Closed cfrancesco closed 4 years ago
Hi, can I have a complete example of a failing command please, with input text and options?
Ok I understood the bug, it occurs when trying to restore punctuation on an empty text. I'll publish a fix soon. Thanks for reporting.
Don't know if this is related or not, but:
000004280: Hélas! . ni l'un ni l'autre ne ressemblait au sien.
Traceback (most recent call last):
File "/home/muksihs/git/Cherokee-TTS/data/comvoi_ipa/generateTrainingData.py", line 59, in <module>
use_sampa=False)
File "/home/muksihs/miniconda3/envs/Cherokee-TTS/lib/python3.7/site-packages/phonemizer/phonemize.py", line 172, in phonemize
text, separator=separator, strip=strip, njobs=njobs)
File "/home/muksihs/miniconda3/envs/Cherokee-TTS/lib/python3.7/site-packages/phonemizer/backend/base.py", line 126, in phonemize
text = self._punctuator.restore(text, punctuation_marks)
File "/home/muksihs/miniconda3/envs/Cherokee-TTS/lib/python3.7/site-packages/phonemizer/punctuation.py", line 146, in restore
return cls._restore_aux(str2list(text), marks, 0)
File "/home/muksihs/miniconda3/envs/Cherokee-TTS/lib/python3.7/site-packages/phonemizer/punctuation.py", line 166, in _restore_aux
[text[0] + m.mark + text[1]] + text[2:], marks[1:], n)
File "/home/muksihs/miniconda3/envs/Cherokee-TTS/lib/python3.7/site-packages/phonemizer/punctuation.py", line 166, in _restore_aux
[text[0] + m.mark + text[1]] + text[2:], marks[1:], n)

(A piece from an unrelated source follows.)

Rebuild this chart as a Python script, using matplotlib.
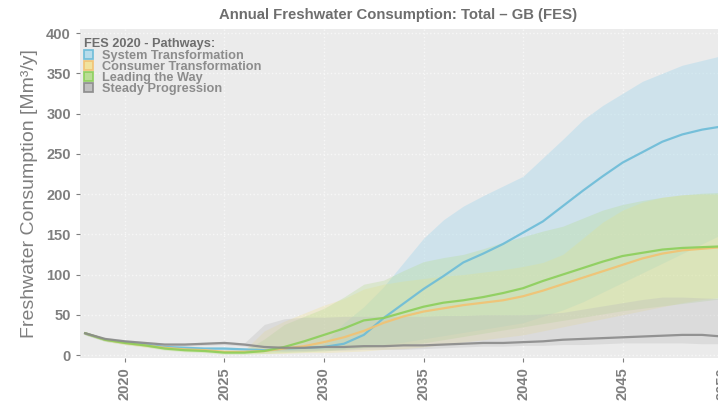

IndexError: list index out of range
pip show phonemizer
Name: phonemizer
Version: 2.1
Summary: Simple text to phones converter for multiple languages
Home-page: https://github.com/bootphon/phonemizer
Author: Mathieu Bernard
Author-email: mathieu.a.bernard@inria.fr
License: GPL3
Location: /home/muksihs/miniconda3/envs/Cherokee-TTS/lib/python3.7/site-packages
Requires: segments, attrs, joblib
Required-by:
Hi, indeed you should upgrade your phonemizer version:
>>> from phonemizer import phonemize
>>> utt = "Hélas! . ni l'un ni l'autre ne ressemblait au sien."
>>> phonemize(utt, backend='espeak', language='fr-fr', preserve_punctuation=True)
'elas ! . ni lœ̃ ni lotʁ nə ʁəsɑ̃blɛt o sjɛ̃ .'
I got the version
$ phonemize --version
phonemizer-2.2.2
available backends: espeak-ng-1.50, espeak-mbrola, festival-2.5.0, segments-2.1.3
I do not have an extensive list, but many double punctuation patterns break the phonemization. One example being
!'
Phonemizer from pip version 2.2